Serial, NPR’s hit true-crime podcast series, was the last boost the podcasting medium needed to break through firmly into the mainstream. But NPR’s success comes on the wave of popular podcasts that have been slowly building up fanbases over the past four or five years. Shows such as Comedy Bang! Bang!, improv4humans, How Did This Get Made and countless others have all had dedicated followers since their inception, and they have all come from one company now synonymous with comedy podcasts: Earwolf.
Earwolf is the labor of Comedy Bang! Bang! host Scott Aukerman and self-described “business mensch” Jeff Ulrich. The company’s roots are in an underground weekly live comedy show hosted by Aukerman and comedian B.J. Porter called Comedy Death-Ray. What started in 2002 as a way for Aukerman, Porter, and their friends to showcase their talents and bring business to the M Bar in Los Angeles eventually turned into a huge hit in the alternative comedy scene, with Death-Ray moving to the Upright Citizens Brigade Theatre to accommodate its increasing popularity.

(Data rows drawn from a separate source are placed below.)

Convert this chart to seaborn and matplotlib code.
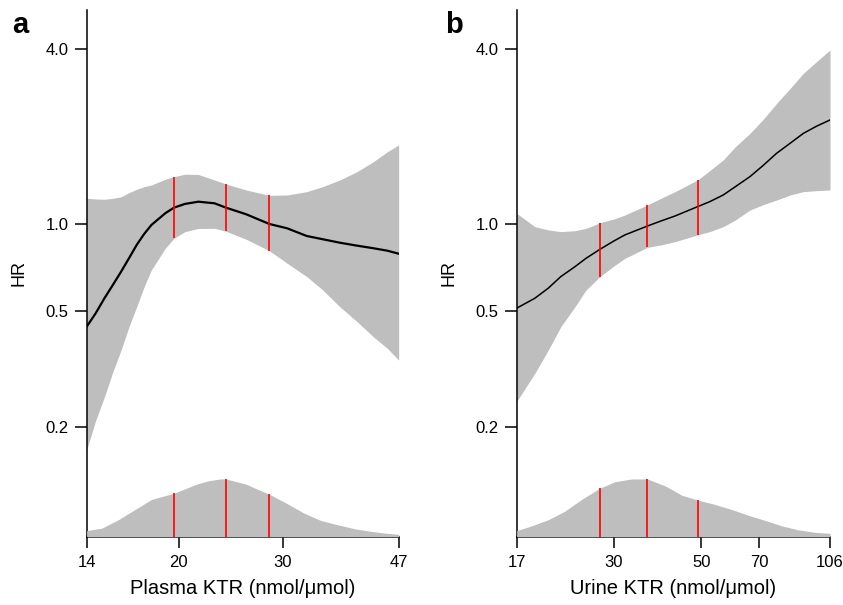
import numpy as np
import pandas as pd
import matplotlib.pyplot as plt
from matplotlib.ticker import NullLocator
import seaborn as sns

# panel a: plasma KTR, hazard ratio spline with 95% CI
plasma_x = [14, 14.5, 15, 15.5, 16, 16.5, 17, 17.5, 18, 19, 19.65, 20.5, 21.6, 23, 24.04,
            26, 28.45, 30.5, 32.9, 35, 37.4, 40, 42.6, 45, 47]
plasma_hr = [0.443, 0.493, 0.555, 0.617, 0.685, 0.762, 0.847, 0.924, 0.992, 1.089, 1.138, 1.172,
             1.193, 1.178, 1.138, 1.08, 1.0, 0.966, 0.909, 0.886, 0.862, 0.842, 0.825, 0.809, 0.79]
plasma_lo = [0.167, 0.211, 0.254, 0.31, 0.368, 0.443, 0.519, 0.608, 0.695, 0.825, 0.893, 0.941,
             0.965, 0.966, 0.944, 0.886, 0.809, 0.732, 0.659, 0.593, 0.519, 0.461, 0.409, 0.373, 0.34]
plasma_hi = [1.226, 1.219, 1.216, 1.226, 1.24, 1.282, 1.316, 1.344, 1.362, 1.425, 1.455, 1.483,
             1.48, 1.417, 1.373, 1.309, 1.255, 1.258, 1.292, 1.344, 1.417, 1.514, 1.638, 1.773, 1.87]
plasma_quart = [19.65, 24.04, 28.45]
plasma_dens_x = [14, 14.84, 15.83, 16.89, 18.02, 19.65, 21.47, 22.5, 23.54, 24.04, 25.96, 27,
                 28.45, 30.3, 32.5, 34.7, 37.1, 39.7, 42.5, 44.9, 47]
plasma_dens = [0.106, 0.147, 0.294, 0.471, 0.647, 0.753, 0.912, 0.97, 1.0, 1.0, 0.912, 0.835,
               0.735, 0.588, 0.412, 0.282, 0.206, 0.135, 0.088, 0.059, 0.041]
plasma_ticks = [14, 20, 30, 47]

# panel b: urine KTR
urine_x = [17, 18.9, 20.44, 22, 23.9, 25.5, 27.65, 30, 32.0, 36.5, 39.5, 42.86, 48.9, 52.5,
           56.8, 61, 66.4, 71.5, 77.6, 84, 90.7, 98, 106]
urine_hr = [0.513, 0.555, 0.601, 0.659, 0.713, 0.762, 0.818, 0.874, 0.917, 0.984, 1.024, 1.065,
            1.147, 1.193, 1.258, 1.344, 1.455, 1.584, 1.751, 1.896, 2.05, 2.17, 2.28]
urine_lo = [0.245, 0.306, 0.368, 0.443, 0.519, 0.593, 0.659, 0.717, 0.762, 0.831, 0.847, 0.869,
            0.917, 0.941, 0.979, 1.032, 1.117, 1.163, 1.209, 1.258, 1.292, 1.302, 1.309]
urine_hi = [1.088, 0.979, 0.954, 0.941, 0.948, 0.966, 1.01, 1.04, 1.074, 1.163, 1.226, 1.292,
            1.417, 1.526, 1.661, 1.846, 2.05, 2.28, 2.6, 2.93, 3.3, 3.62, 3.97]
urine_quart = [27.65, 36.5, 48.9]
urine_dens_x = [17, 18.55, 20.44, 22.5, 24.85, 27.65, 30.2, 33.3, 34.9, 36.5, 40.4, 42.5, 44.6,
                48.9, 54.1, 59.7, 65.8, 72.5, 79.9, 88.1, 97.0, 106]
urine_dens = [0.106, 0.188, 0.294, 0.441, 0.647, 0.841, 0.953, 1.0, 1.0, 1.0, 0.882, 0.8, 0.718,
              0.635, 0.559, 0.471, 0.371, 0.282, 0.188, 0.118, 0.076, 0.059]
urine_ticks = [17, 30, 50, 70, 106]

hr_ticks = [0.2, 0.5, 1.0, 4.0]

sns.set_style("ticks")
plt.rcParams['font.family'] = ['Liberation Sans', 'DejaVu Sans']
plt.rcParams['text.color'] = 'black'
plt.rcParams['axes.labelcolor'] = 'black'
plt.rcParams['xtick.color'] = 'black'
plt.rcParams['ytick.color'] = 'black'

GREY = '#bebebe'

fig = plt.figure(figsize=(8.43, 6.05), dpi=100)
ax_a = fig.add_axes([0.1028, 0.1129, 0.3701, 0.8706])
ax_b = fig.add_axes([0.6129, 0.1129, 0.3717, 0.8706])


def spline_panel(ax, x, hr, lo, hi, quart, dx, dens, xticks, xlabel, lw):
    df = pd.DataFrame({'x': x, 'hr': hr, 'lo': lo, 'hi': hi})
    ax.set_xscale('log')
    ax.set_yscale('log')
    ax.fill_between(df['x'], df['lo'], df['hi'], color=GREY, lw=0)
    sns.lineplot(data=df, x='x', y='hr', ax=ax, color='black', lw=lw)
    q = df[df['x'].isin(quart)]
    ax.vlines(q['x'], q['lo'], q['hi'], color='red', lw=1.2)

    ax.set_xlim(xticks[0], xticks[-1])
    ax.set_ylim(0.0839, 5.45)
    ax.set_xticks(xticks, [str(t) for t in xticks])
    ax.set_yticks(hr_ticks, ['%.1f' % t for t in hr_ticks])
    ax.xaxis.set_minor_locator(NullLocator())
    ax.yaxis.set_minor_locator(NullLocator())
    ax.tick_params(axis='y', length=9, width=1.1, labelsize=12, pad=4)
    ax.tick_params(axis='x', length=8, width=1.1, labelsize=12, pad=5)
    ax.set_xlabel(xlabel, fontsize=14.5, labelpad=7)
    ax.set_ylabel('HR', fontsize=13, labelpad=13)
    sns.despine(ax=ax)
    for s in ['left', 'bottom']:
        ax.spines[s].set_linewidth(1.1)
        ax.spines[s].set_color('black')

    # covariate distribution along the bottom
    dax = ax.twinx()
    dd = pd.DataFrame({'x': dx, 'd': dens})
    dax.fill_between(dd['x'], 0, dd['d'], color=GREY, lw=0)
    dq = dd[dd['x'].isin(quart)]
    dax.vlines(dq['x'], 0, dq['d'], color='red', lw=1.2)
    dax.set_ylim(0, 1 / 0.1096)
    dax.set_axis_off()


spline_panel(ax_a, plasma_x, plasma_hr, plasma_lo, plasma_hi, plasma_quart,
             plasma_dens_x, plasma_dens, plasma_ticks, 'Plasma KTR (nmol/μmol)', 1.6)
spline_panel(ax_b, urine_x, urine_hr, urine_lo, urine_hi, urine_quart,
             urine_dens_x, urine_dens, urine_ticks, 'Urine KTR (nmol/μmol)', 1.1)

fig.text(0.014, 1 - 33 / 605, 'a', fontsize=21, fontweight='bold', va='baseline')
fig.text(0.528, 1 - 33 / 605, 'b', fontsize=21, fontweight='bold', va='baseline')

fig.savefig('out.png', dpi=100)
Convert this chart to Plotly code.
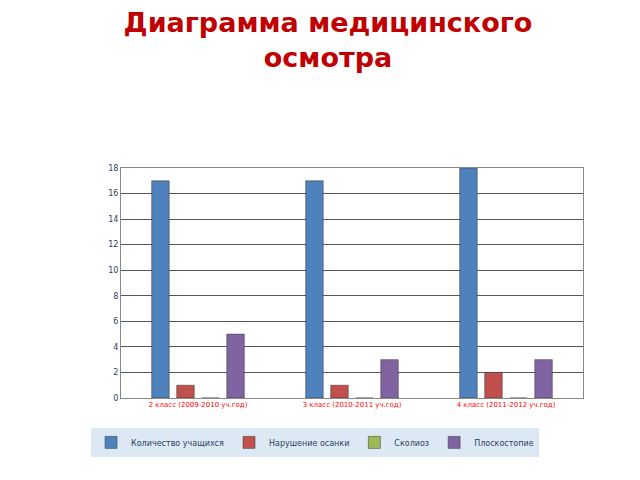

Aukerman started Comedy Death-Ray Radio, the precursor to the Comedy Bang! Bang! podcast, on radio station Indie 103.1 in 2009. This led to the creation of the company Earwolf in order to better finance the podcast and their friends’ other comedic endeavors.
Aukerman and Porter continued their partnership until 2011, when they parted ways. The live Death-Ray show was (mostly) discontinued, and the podcast became the main focus of the Comedy Death-Ray legacy, albeit with a new name, courtesy of Aukerman’s wife, comedian and Who Charted? host Kulap Vilaysack.
Things grew from there as more and more podcasts were added to the lineup. IFC picked up Comedy Bang! Bang! as a television series in 2012. With live shows around the country, huge guest stars every week, more than 50 different podcasts catering to every comedic sensibility and taste and the recent launch of a sister company, Wolfpop (itself curated by indie comedy mainstay Paul Scheer), Earwolf is an absolute titan in the world of podcasting content, matched, perhaps, only by NPR and Chris Hardwick’s Nerdist company.
Earwolf’s podcasts succeed because of the immense amount of talent they attract — Andy Daly, Chelsea Peretti, Lauren Lapkus, etc. — and the creative freedom afforded to those comedians to do, essentially, whatever they want.
With the recent success of NPR’s Serial and Invisibilia, podcasts are only becoming more and more popular. And even with that newfound mainstream credibility, Earwolf will most likely continue to be the top-quality tastemaker in the comedy podcasting world.